Amanda: A lot of the challenges that I’m seeing right now is this post-decree, “We’ve been divorced for five years and our kiddos were two and four, and now they’re not two and four,” or, “Now they’re approaching the teen years, and now there’s all this technology in our world and we didn’t have that in our parenting plan to begin with, but now my job has changed,” or, “my health has changed,” or things evolve and change. And the parenting plan, regardless of how brilliant your lawyer is, cannot anticipate or predict the changes and the evolution that is going to occur within a five-year, 10-year, or 15-year period.
And so a lot of times, the conflict arises in that post-decree period. That’s what I’m seeing right now, where things were going great for a while, and now all of a sudden we’re fighting like crazy and we’re fighting over this one little issue, and it’s because it’s not clear and we don’t know how to address it in our parenting plan. We don’t know how to address it in real life, in this mix of getting the kids to school and this mix of driving them to this practice and then having this parenting night. That is the dynamic that I see a lot of.
Another piece that I see a lot of is this piece of communication that oftentimes … Any divorce and separation is heart-wrenching. It’s never anything that someone wants to initiate or thinks about when they say I do or when they say, “Yeah, I’m going to step into a committed relationship with you.” We step into that relationship or into that I do world because we have this hope and this belief in this beautiful world of love, and that beautiful world of love can withstand anything until it doesn’t or until our communication skills become so faulty that the world of love is not strong enough.
So communication is what also feeds love, and it is also what feeds respect, and kindness, and it feeds the part of our life that is the everyday. So a lot of what I see is that because the kids are at the heart of things and both parents love their kids, oftentimes there’s a lot of emotional language that goes on between the parents, and that emotional language sometimes turns into accusations, it sometimes turns into negativity or things that shouldn’t be said, get said, and then all of a sudden there’s hurt on both sides, and then that hurt trickles into the way that those parents address their kids, the way they talk to their kids, the way they parent. And so it’s holistic the way that communication piece trickles and ripples into so many areas of our lives.

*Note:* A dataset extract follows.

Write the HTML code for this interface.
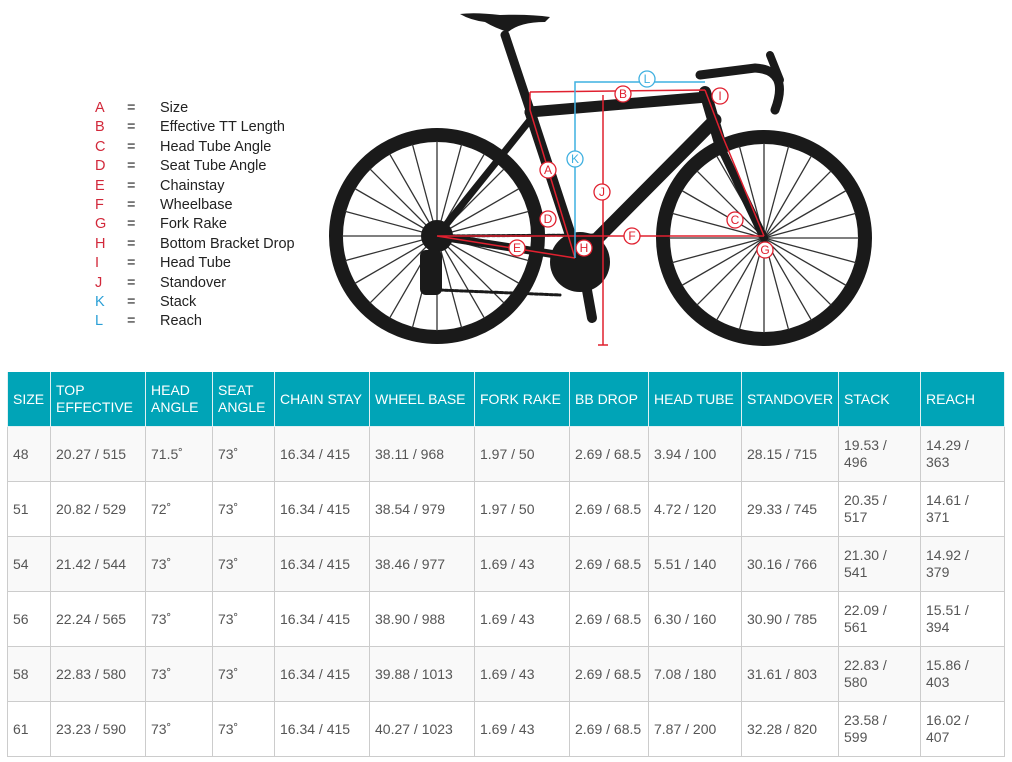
<!DOCTYPE html>
<html><head><style>
body{margin:0;width:1012px;height:762px;background:#fff;overflow:hidden;position:relative;font-family:"Liberation Sans",Arial,sans-serif}
.lg{position:absolute;font-size:14.5px;color:#222;line-height:19.4px}
.lg div{height:19.4px;white-space:nowrap}
.lg span{display:inline-block}
table{position:absolute;left:7px;top:372px;border-collapse:collapse;table-layout:fixed;width:997px}
td,th{border:1px solid #ccc;font-size:14px;color:#555;text-align:left;padding:0 5px;vertical-align:middle;font-weight:normal;line-height:17px}
th{background:#00a4b7;color:#fff;height:54px;border-color:#e0f0f2;border-top:none}
td{height:54px}
tr.g td{background:#f9f9f9}
</style></head><body>
<div class="lg" style="left:95px;top:99px">
<div><span style="width:32px;color:#d2283a">A</span><span style="width:33px">=</span>Size</div>
<div><span style="width:32px;color:#d2283a">B</span><span style="width:33px">=</span>Effective TT Length</div>
<div><span style="width:32px;color:#d2283a">C</span><span style="width:33px">=</span>Head Tube Angle</div>
<div><span style="width:32px;color:#d2283a">D</span><span style="width:33px">=</span>Seat Tube Angle</div>
<div><span style="width:32px;color:#d2283a">E</span><span style="width:33px">=</span>Chainstay</div>
<div><span style="width:32px;color:#d2283a">F</span><span style="width:33px">=</span>Wheelbase</div>
<div><span style="width:32px;color:#d2283a">G</span><span style="width:33px">=</span>Fork Rake</div>
<div><span style="width:32px;color:#d2283a">H</span><span style="width:33px">=</span>Bottom Bracket Drop</div>
<div><span style="width:32px;color:#d2283a">I</span><span style="width:33px">=</span>Head Tube</div>
<div><span style="width:32px;color:#d2283a">J</span><span style="width:33px">=</span>Standover</div>
<div><span style="width:32px;color:#2a9fd6">K</span><span style="width:33px">=</span>Stack</div>
<div><span style="width:32px;color:#2a9fd6">L</span><span style="width:33px">=</span>Reach</div>
</div>
<svg width="1012" height="362" style="position:absolute;left:0;top:0">
<defs><line id="sp" x1="0" y1="0" x2="0" y2="-95" stroke="#333" stroke-width="1.3"/></defs>
<g transform="translate(437,236)">
<circle r="101" fill="none" stroke="#1a1a1a" stroke-width="14"/>
<use href="#sp"/><use href="#sp" transform="rotate(15)"/><use href="#sp" transform="rotate(30)"/><use href="#sp" transform="rotate(45)"/><use href="#sp" transform="rotate(60)"/><use href="#sp" transform="rotate(75)"/><use href="#sp" transform="rotate(90)"/><use href="#sp" transform="rotate(105)"/><use href="#sp" transform="rotate(120)"/><use href="#sp" transform="rotate(135)"/><use href="#sp" transform="rotate(150)"/><use href="#sp" transform="rotate(165)"/><use href="#sp" transform="rotate(180)"/><use href="#sp" transform="rotate(195)"/><use href="#sp" transform="rotate(210)"/><use href="#sp" transform="rotate(225)"/><use href="#sp" transform="rotate(240)"/><use href="#sp" transform="rotate(255)"/><use href="#sp" transform="rotate(270)"/><use href="#sp" transform="rotate(285)"/><use href="#sp" transform="rotate(300)"/><use href="#sp" transform="rotate(315)"/><use href="#sp" transform="rotate(330)"/><use href="#sp" transform="rotate(345)"/>
</g>
<g transform="translate(764,238)">
<circle r="101" fill="none" stroke="#1a1a1a" stroke-width="14"/>
<use href="#sp"/><use href="#sp" transform="rotate(15)"/><use href="#sp" transform="rotate(30)"/><use href="#sp" transform="rotate(45)"/><use href="#sp" transform="rotate(60)"/><use href="#sp" transform="rotate(75)"/><use href="#sp" transform="rotate(90)"/><use href="#sp" transform="rotate(105)"/><use href="#sp" transform="rotate(120)"/><use href="#sp" transform="rotate(135)"/><use href="#sp" transform="rotate(150)"/><use href="#sp" transform="rotate(165)"/><use href="#sp" transform="rotate(180)"/><use href="#sp" transform="rotate(195)"/><use href="#sp" transform="rotate(210)"/><use href="#sp" transform="rotate(225)"/><use href="#sp" transform="rotate(240)"/><use href="#sp" transform="rotate(255)"/><use href="#sp" transform="rotate(270)"/><use href="#sp" transform="rotate(285)"/><use href="#sp" transform="rotate(300)"/><use href="#sp" transform="rotate(315)"/><use href="#sp" transform="rotate(330)"/><use href="#sp" transform="rotate(345)"/>
</g>
<g stroke="#1a1a1a" stroke-linecap="round" fill="none">
<path d="M505,35 L530,110" stroke-width="9"/>
<path d="M530,112 L707,97" stroke-width="11"/>
<path d="M530,112 L578,258" stroke-width="11"/>
<path d="M715,120 L578,258" stroke-width="13"/>
<path d="M705,92 L722,150" stroke-width="12"/>
<path d="M722,150 L764,238" stroke-width="8"/>
<path d="M530,120 L437,236" stroke-width="7"/>
<path d="M578,258 L437,236" stroke-width="8"/>
<path d="M700,75 L755,68 Q790,70 775,110" stroke-width="9"/>
<path d="M770,55 L780,80" stroke-width="8"/>
<path d="M583,268 L592,318" stroke-width="10"/>
<path d="M437,236 L600,235 M440,290 L560,295" stroke-width="3" stroke-dasharray="3 2"/>
</g>
<path d="M460,14 Q475,12 500,15 Q530,14 550,17 L545,22 Q520,22 508,32 Q495,28 485,22 Q470,20 460,14 Z" fill="#1a1a1a"/>
<circle cx="580" cy="262" r="30" fill="#1a1a1a"/>
<circle cx="437" cy="236" r="16" fill="#1a1a1a"/>
<rect x="420" y="250" width="22" height="45" rx="6" fill="#1a1a1a"/>
<g stroke="#e0202f" stroke-width="1.5" fill="none">
<path d="M530,92 L705,90 M530,92 L530,110 M705,90 L722,135 L764,236 M530,110 L575,258 M437,236 L575,258 M437,236 L764,236 M603,95 L603,345 M598,345 L608,345"/>
</g>
<g stroke="#3fb0e0" stroke-width="1.5" fill="none"><path d="M575,258 L575,82 L705,82"/></g>
<g font-family="Liberation Sans,sans-serif" font-size="12" text-anchor="middle">
<g fill="#fff" stroke="#e0202f" stroke-width="1.3">
<circle cx="623" cy="94" r="8"/><circle cx="720" cy="96" r="8"/><circle cx="548" cy="170" r="8"/><circle cx="602" cy="192" r="8"/><circle cx="548" cy="219" r="8"/><circle cx="517" cy="248" r="8"/><circle cx="584" cy="248" r="8"/><circle cx="632" cy="236" r="8"/><circle cx="735" cy="220" r="8"/><circle cx="765" cy="250" r="8"/></g>
<g fill="#fff" stroke="#3fb0e0" stroke-width="1.3"><circle cx="647" cy="79" r="8"/><circle cx="575" cy="159" r="8"/></g>
<g fill="#e0202f"><text x="623" y="98">B</text><text x="720" y="100">I</text><text x="548" y="174">A</text><text x="602" y="196">J</text><text x="548" y="223">D</text><text x="517" y="252">E</text><text x="584" y="252">H</text><text x="632" y="240">F</text><text x="735" y="224">C</text><text x="765" y="254">G</text></g>
<g fill="#3fb0e0"><text x="647" y="83">L</text><text x="575" y="163">K</text></g>
</g>
</svg>
<table>
<colgroup><col style="width:43px"><col style="width:95px"><col style="width:67px"><col style="width:62px"><col style="width:95px"><col style="width:105px"><col style="width:95px"><col style="width:79px"><col style="width:93px"><col style="width:97px"><col style="width:82px"><col style="width:84px"></colgroup>
<tr><th>SIZE</th><th>TOP EFFECTIVE</th><th>HEAD ANGLE</th><th>SEAT ANGLE</th><th>CHAIN STAY</th><th>WHEEL BASE</th><th>FORK RAKE</th><th>BB DROP</th><th>HEAD TUBE</th><th>STANDOVER</th><th>STACK</th><th>REACH</th></tr>
<tr class="g"><td>48</td><td>20.27 / 515</td><td>71.5˚</td><td>73˚</td><td>16.34 / 415</td><td>38.11 / 968</td><td>1.97 / 50</td><td>2.69 / 68.5</td><td>3.94 / 100</td><td>28.15 / 715</td><td>19.53 /<br>496</td><td>14.29 /<br>363</td></tr>
<tr><td>51</td><td>20.82 / 529</td><td>72˚</td><td>73˚</td><td>16.34 / 415</td><td>38.54 / 979</td><td>1.97 / 50</td><td>2.69 / 68.5</td><td>4.72 / 120</td><td>29.33 / 745</td><td>20.35 /<br>517</td><td>14.61 /<br>371</td></tr>
<tr class="g"><td>54</td><td>21.42 / 544</td><td>73˚</td><td>73˚</td><td>16.34 / 415</td><td>38.46 / 977</td><td>1.69 / 43</td><td>2.69 / 68.5</td><td>5.51 / 140</td><td>30.16 / 766</td><td>21.30 /<br>541</td><td>14.92 /<br>379</td></tr>
<tr><td>56</td><td>22.24 / 565</td><td>73˚</td><td>73˚</td><td>16.34 / 415</td><td>38.90 / 988</td><td>1.69 / 43</td><td>2.69 / 68.5</td><td>6.30 / 160</td><td>30.90 / 785</td><td>22.09 /<br>561</td><td>15.51 /<br>394</td></tr>
<tr class="g"><td>58</td><td>22.83 / 580</td><td>73˚</td><td>73˚</td><td>16.34 / 415</td><td>39.88 / 1013</td><td>1.69 / 43</td><td>2.69 / 68.5</td><td>7.08 / 180</td><td>31.61 / 803</td><td>22.83 /<br>580</td><td>15.86 /<br>403</td></tr>
<tr><td>61</td><td>23.23 / 590</td><td>73˚</td><td>73˚</td><td>16.34 / 415</td><td>40.27 / 1023</td><td>1.69 / 43</td><td>2.69 / 68.5</td><td>7.87 / 200</td><td>32.28 / 820</td><td>23.58 /<br>599</td><td>16.02 /<br>407</td></tr>
</table>
</body></html>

The other piece of that is that when parents fall in love again, and that’s such a beautiful thing and it’s such a beautiful gift that we can give to our children to say, “Look, love is expansive and I’m going to give it a second go, kids, but this time around, I have other kids coming into the picture too,” and then it’s honoring the work that this other family has done together and what that parenting plan looks like, but it’s also honoring and holding accountable what is already in place for you and your co-parent.
I think that I’ve seen families, blended families or bionic families, whatever term you want to call them, that have dinners together. I’ve seen other families that aren’t as family-oriented, but they still communicate and they go to games together and they sit together. And then I recognize that there are other families still that that is just so hard, and it’s hard because it involves their kids. It’s hard because the values may be different. It’s hard because of the experiences that one of those parents is already having with their co-parent, and it naturally just steps into the relationship, and that’s a natural part.
So it’s about being open and honest with each other about, “Okay. How is this impacting my kiddo or my children, and how is this impacting the relationship that I have with my co-parent?” Because, ultimately, a kid is going to have two parents, and those two parents, regardless of where they live or how they operate, or what they’ve been through, are still the parents. And in Colorado, it is a 50/50 state. So we’ve got to figure out how to make it work. We just do.
So you can either figure out how to make it work and be miserable or you can figure out how to make it work and have a relationship that teaches your children that you can still parent and you can still have a relationship with someone that you’re not married to and that you can still be respectful and you can still make decisions together and you can still have conversations. That is the gift that we give our kids so that maybe when they’re adults, they keep that in mind when they make a decision about entering into a relationship or they make a decision about the type of conversation they’re going to have with their boss or they make a decision about the way that they’re going to communicate when something is difficult. So that’s how I look at this blended family experience. I look at it as an opportunity for our kids to grow from it.